A lot of business owners misunderstand k-1 income vs distribution because the tax side and the cash side do not always match. That is where mistakes usually start.
Common mistakes include:
treating all cash received from the business as taxable income
assuming a K-1 is only reporting money that was actually paid out
forgetting that undistributed income can still create a tax bill
failing to track basis before taking distributions
confusing partner payments, shareholder wages, and owner distributions
These are small mistakes on paper, but they can lead to bigger tax issues later.
At SK Financial CPA, we help business owners understand the story behind the numbers, not just the forms themselves. When someone is stuck on k-1 income vs distribution, the real problem is usually larger than a definition. They want to know why the tax bill feels high, why the cash they received does not match the income reported, whether a distribution is taxable, and how to avoid the same surprise next year.
That is where careful review matters. We help clients look at entity structure, owner compensation, basis tracking, and year-round tax planning so K-1 income and distributions are handled with more clarity. When the reporting is understood early, the tax return usually feels a lot less confusing by the time filing season arrives.
Why is my K-1 income higher than the cash I received?
Because the K-1 reports your share of the business’s tax items, not just what was paid out. The IRS states that owners may be taxed on their share of income whether or not it was distributed. A business can keep cash inside the company and still pass income through to you on the K-1.
Can I receive a distribution and still not owe tax on it?
Yes. In many cases, a distribution is not immediately taxable if you have enough basis to cover it. For partnerships, gain is generally recognized only when money distributed exceeds adjusted basis.
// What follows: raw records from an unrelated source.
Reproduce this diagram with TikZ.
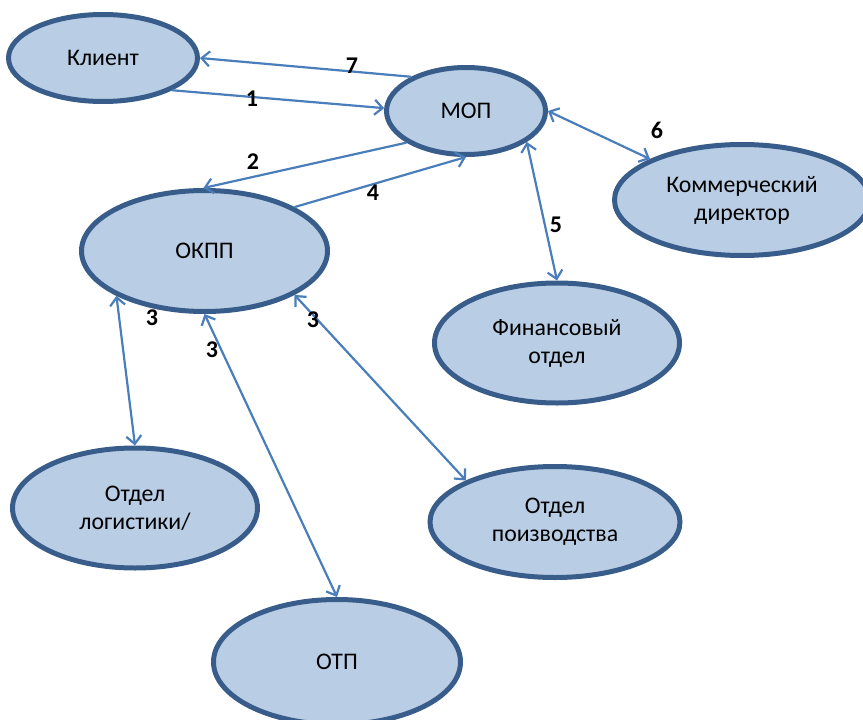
\documentclass[tikz,border=0pt]{standalone}
\usepackage{fontspec}
\setmainfont{Carlito}
\usetikzlibrary{shapes.geometric,arrows.meta}
\definecolor{nodefill}{RGB}{185,205,229}
\definecolor{nodeline}{RGB}{56,93,138}
\definecolor{linkcol}{RGB}{74,126,187}
\begin{document}
\begin{tikzpicture}[x=1pt,y=-1pt,
  unit/.style={ellipse,draw=nodeline,fill=nodefill,line width=5pt,inner sep=0pt,
    align=center,font=\fontsize{23.8}{28}\selectfont},
  link/.style={draw=linkcol,line width=2.2pt,
    arrows={-Straight Barb[length=8pt,width=15pt]}},
  dlink/.style={link,arrows={Straight Barb[length=8pt,width=15pt]-Straight Barb[length=8pt,width=15pt]}},
  num/.style={font=\fontsize{24}{26}\selectfont\bfseries,inner sep=0pt}]
\useasboundingbox (0,0) rectangle (863,720);
\begin{scope}
\clip (0,0) rectangle (863,720);
% departments
\node[unit,minimum width=189pt,minimum height=87pt] (kl) at (103,58) {Клиент};
\node[unit,minimum width=159pt,minimum height=87pt] (mop) at (466,111) {МОП};
\node[unit,minimum width=255pt,minimum height=111pt] (kd) at (742,200) {Коммерческий\\директор};
\node[unit,minimum width=246pt,minimum height=121pt] (okpp) at (204.5,251) {ОКПП};
\node[unit,minimum width=245pt,minimum height=120pt] (fin) at (557,343) {Финансовый\\отдел};
\node[unit,minimum width=245pt,minimum height=120pt] (log) at (135,508) {Отдел\\логистики/};
\node[unit,minimum width=250pt,minimum height=111pt] (prod) at (555,522) {Отдел\\поизводства};
\node[unit,minimum width=247pt,minimum height=125pt] (otp) at (337,662) {ОТП};
\end{scope}
% flows
\draw[link] (mop.148.9) -- (kl.-0.6);
\draw[link] (kl.-25.5) -- (mop.178.6);
\draw[link] (mop.-152.3) -- (okpp.91.4);
\draw[link] (okpp.26.4) -- (mop.-90);
\draw[dlink] (mop.0.7) -- (kd.156);
\draw[dlink] (mop.-27.7) -- (fin.90);
\draw[dlink] (okpp.-153) -- (log.90);
\draw[dlink] (okpp.-90) -- (otp.90);
\draw[dlink] (okpp.-26.4) -- (prod.155);
% step numbers
\node[num] (n7) at (352,66) {7};
\node[num] (n1) at (252,99) {1};
\node[num] (n2) at (253,162) {2};
\node[num] (n4) at (373,193) {4};
\node[num] (n6) at (657,130) {6};
\node[num] (n5) at (556,225) {5};
\node[num] (n3a) at (152,318) {3};
\node[num] (n3b) at (212,350) {3};
\node[num] (n3c) at (313,320) {3};
\end{tikzpicture}
\end{document}
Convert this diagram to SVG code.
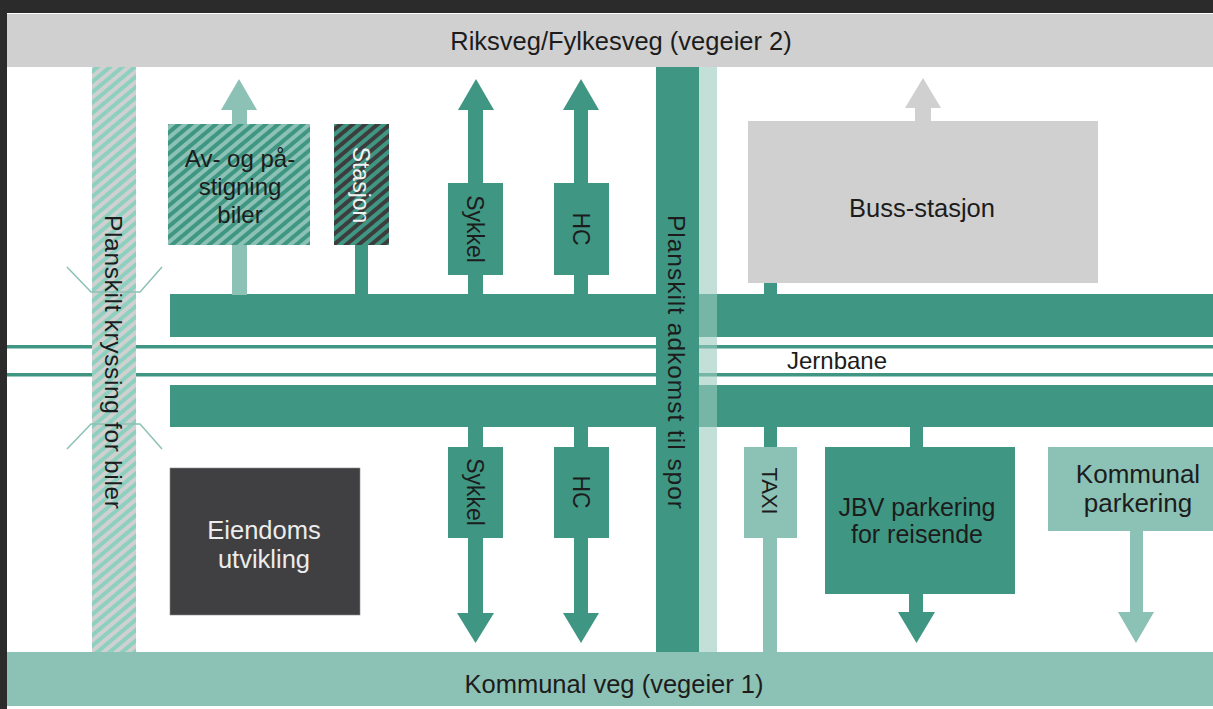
<svg xmlns="http://www.w3.org/2000/svg" width="1213" height="709" viewBox="0 0 1213 709">
<defs>
<style>
.t{font-family:"Liberation Sans",Arial,sans-serif;fill:#1c1c1c;}
.dg{fill:#3f9683;}
.lt{fill:#8cc1b5;}
.gr{fill:#d0d0d0;}
</style>
<pattern id="hLeft" patternUnits="userSpaceOnUse" width="8" height="8" patternTransform="rotate(50)">
<rect width="8" height="8" fill="#d0d0d0"/><rect width="4" height="8" fill="#8ed0bf"/>
</pattern>
<pattern id="hAv" patternUnits="userSpaceOnUse" width="8" height="8" patternTransform="rotate(50)">
<rect width="8" height="8" fill="#8cc1b5"/><rect width="4" height="8" fill="#3f9683"/>
</pattern>
<pattern id="hSt" patternUnits="userSpaceOnUse" width="8" height="8" patternTransform="rotate(50)">
<rect width="8" height="8" fill="#3f9683"/><rect width="4" height="8" fill="#3d3d3d"/>
</pattern>
</defs>
<rect width="1213" height="709" fill="#ffffff"/>
<rect x="0" y="0" width="1213" height="13" fill="#2b2b2b"/>
<rect x="0" y="0" width="7" height="709" fill="#2b2b2b"/>

<g id="riksveg">
<rect x="7" y="14" width="1206" height="53" class="gr"/>
<text class="t" x="621" y="50" font-size="25.5" text-anchor="middle">Riksveg/Fylkesveg (vegeier 2)</text>
</g>
<g id="kommunal-veg">
<rect x="7" y="652" width="1206" height="54" class="lt"/>
<text class="t" x="614" y="693" font-size="25.5" text-anchor="middle">Kommunal veg (vegeier 1)</text>
</g>
<g id="jernbane">
<rect x="7" y="345" width="1206" height="3.5" class="dg"/>
<rect x="7" y="373" width="1206" height="3.5" class="dg"/>
<text class="t" x="837" y="369" font-size="24" text-anchor="middle">Jernbane</text>
</g>
<g id="vei-nord"><rect x="170" y="294" width="1043" height="43" class="dg"/></g>
<g id="vei-sor"><rect x="170" y="385" width="1043" height="42" class="dg"/></g>

<g id="planskilt-kryssing">
<rect x="92" y="67" width="44" height="585" fill="url(#hLeft)"/>
<g fill="none" stroke="#8cc1b5" stroke-width="1.5">
<polyline points="67,267 91,292 140,292 162,267"/>
<polyline points="67,449 91,424 140,424 162,449"/>
</g>
<text class="t" font-size="24.5" text-anchor="middle" dy="0.35em" textLength="294" lengthAdjust="spacing" transform="translate(114,362) rotate(90)">Planskilt kryssing for biler</text>
</g>

<g id="planskilt-adkomst">
<rect x="656" y="67" width="43" height="585" class="dg"/>
<rect x="699" y="67" width="18" height="585" fill="#99cbbe" opacity="0.6"/>
<text class="t" font-size="24.5" text-anchor="middle" dy="0.35em" textLength="294" lengthAdjust="spacing" transform="translate(677,362) rotate(90)">Planskilt adkomst til spor</text>
</g>

<g id="connectors">
<rect x="232" y="108" width="15" height="17" class="lt"/>
<polygon points="221,110 257,110 239,79" class="lt"/>
<rect x="232" y="244" width="15" height="51" class="lt"/>
<rect x="355" y="244" width="13" height="51" class="dg"/>
<rect x="468" y="108" width="15" height="76" class="dg"/>
<polygon points="458,110 494,110 476,79" class="dg"/>
<rect x="468" y="274" width="15" height="21" class="dg"/>
<rect x="574" y="108" width="14" height="76" class="dg"/>
<polygon points="563,110 599,110 581,79" class="dg"/>
<rect x="574" y="274" width="14" height="21" class="dg"/>
<rect x="915" y="106" width="16" height="16" class="gr"/>
<polygon points="905,108 941,108 923,78" class="gr"/>
<rect x="764" y="282" width="13" height="13" class="dg"/>
<rect x="468" y="426" width="15" height="22" class="dg"/>
<rect x="468" y="537" width="15" height="78" class="dg"/>
<polygon points="457,613 494,613 475.5,643" class="dg"/>
<rect x="574" y="426" width="14" height="22" class="dg"/>
<rect x="574" y="537" width="14" height="78" class="dg"/>
<polygon points="563,613 599,613 581,643" class="dg"/>
<rect x="764" y="426" width="13" height="22" class="dg"/>
<rect x="763" y="537" width="14" height="116" class="lt"/>
<rect x="910" y="426" width="13" height="22" class="dg"/>
<rect x="909" y="593" width="14" height="21" class="dg"/>
<polygon points="898,612 935,612 916.5,643" class="dg"/>
<rect x="1130" y="530" width="13" height="84" class="lt"/>
<polygon points="1118,612 1154,612 1136,643" class="lt"/>
</g>

<g id="av-og-pastigning">
<rect x="168" y="124" width="142" height="121" fill="url(#hAv)"/>
<text class="t" font-size="24" text-anchor="middle"><tspan x="240" y="167">Av- og på-</tspan><tspan x="240" y="195">stigning</tspan><tspan x="240" y="223">biler</tspan></text>
</g>
<g id="stasjon">
<rect x="334" y="124" width="55" height="121" fill="url(#hSt)"/>
<text class="t" font-size="23" text-anchor="middle" dy="0.35em" style="fill:#f2f2f2" transform="translate(361,185) rotate(90)">Stasjon</text>
</g>
<g id="sykkel-nord">
<rect x="448" y="183" width="55" height="92" class="dg"/>
<text class="t" font-size="23" text-anchor="middle" dy="0.35em" transform="translate(475,229) rotate(90)">Sykkel</text>
</g>
<g id="hc-nord">
<rect x="554" y="183" width="55" height="92" class="dg"/>
<text class="t" font-size="23" text-anchor="middle" dy="0.35em" transform="translate(581,229) rotate(90)">HC</text>
</g>
<g id="buss-stasjon">
<rect x="748" y="121" width="350" height="162" class="gr"/>
<text class="t" x="922" y="217" font-size="25.5" text-anchor="middle">Buss-stasjon</text>
</g>
<g id="eiendomsutvikling">
<rect x="170" y="468" width="190" height="147" fill="#404042" stroke="#8a8a8a" stroke-width="0.6"/>
<text class="t" font-size="25.5" text-anchor="middle" style="fill:#ececec"><tspan x="264" y="539">Eiendoms</tspan><tspan x="264" y="568">utvikling</tspan></text>
</g>
<g id="sykkel-sor">
<rect x="448" y="447" width="55" height="91" class="dg"/>
<text class="t" font-size="23" text-anchor="middle" dy="0.35em" transform="translate(475,492) rotate(90)">Sykkel</text>
</g>
<g id="hc-sor">
<rect x="554" y="447" width="55" height="91" class="dg"/>
<text class="t" font-size="23" text-anchor="middle" dy="0.35em" transform="translate(581,492) rotate(90)">HC</text>
</g>
<g id="taxi">
<rect x="744" y="447" width="53" height="91" class="lt"/>
<text class="t" font-size="22" text-anchor="middle" dy="0.35em" transform="translate(770,491) rotate(90)">TAXI</text>
</g>
<g id="jbv-parkering">
<rect x="825" y="447" width="190" height="147" class="dg"/>
<text class="t" font-size="25" text-anchor="middle"><tspan x="917" y="516">JBV parkering</tspan><tspan x="917" y="543">for reisende</tspan></text>
</g>
<g id="kommunal-parkering">
<rect x="1048" y="447" width="165" height="84" class="lt"/>
<text class="t" font-size="26" text-anchor="middle"><tspan x="1138" y="483">Kommunal</tspan><tspan x="1138" y="512">parkering</tspan></text>
</g>
</svg>
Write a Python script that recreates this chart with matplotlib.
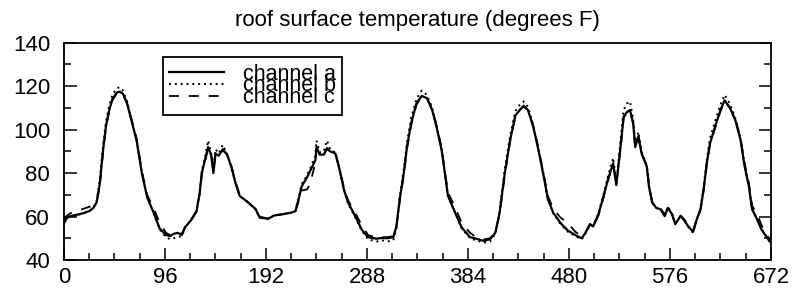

For S corporations, non-dividend distributions are tax-free to the extent they do not exceed stock basis.
Do partnership and S corporation owners get taxed the same way on K-1 income?
No. Partnership owners are generally treated as self-employed, and their distributive share of ordinary business income often affects self-employment tax unless a limited partner rule applies. S corporation shareholders are different because their pass-through income is not self-employment income, though active owners still need reasonable compensation through wages.
What happens if I take more in distributions than my basis allows?
That is where distributions can become taxable. Publication 541 says a partner generally recognizes gain to the extent money distributed exceeds the adjusted basis of the partnership interest. The IRS says S corporation non-dividend distributions are tax-free only up to stock basis, so anything beyond that can create tax consequences.
Why does basis matter so much in k-1 income vs distribution?
Because basis is what helps determine whether losses are deductible and whether distributions are taxable. The IRS explains that S corporation basis changes every year, and partnership basis also rises and falls with income, losses, and distributions. If basis is not tracked, it becomes very easy to misread the tax treatment of what you received from the business.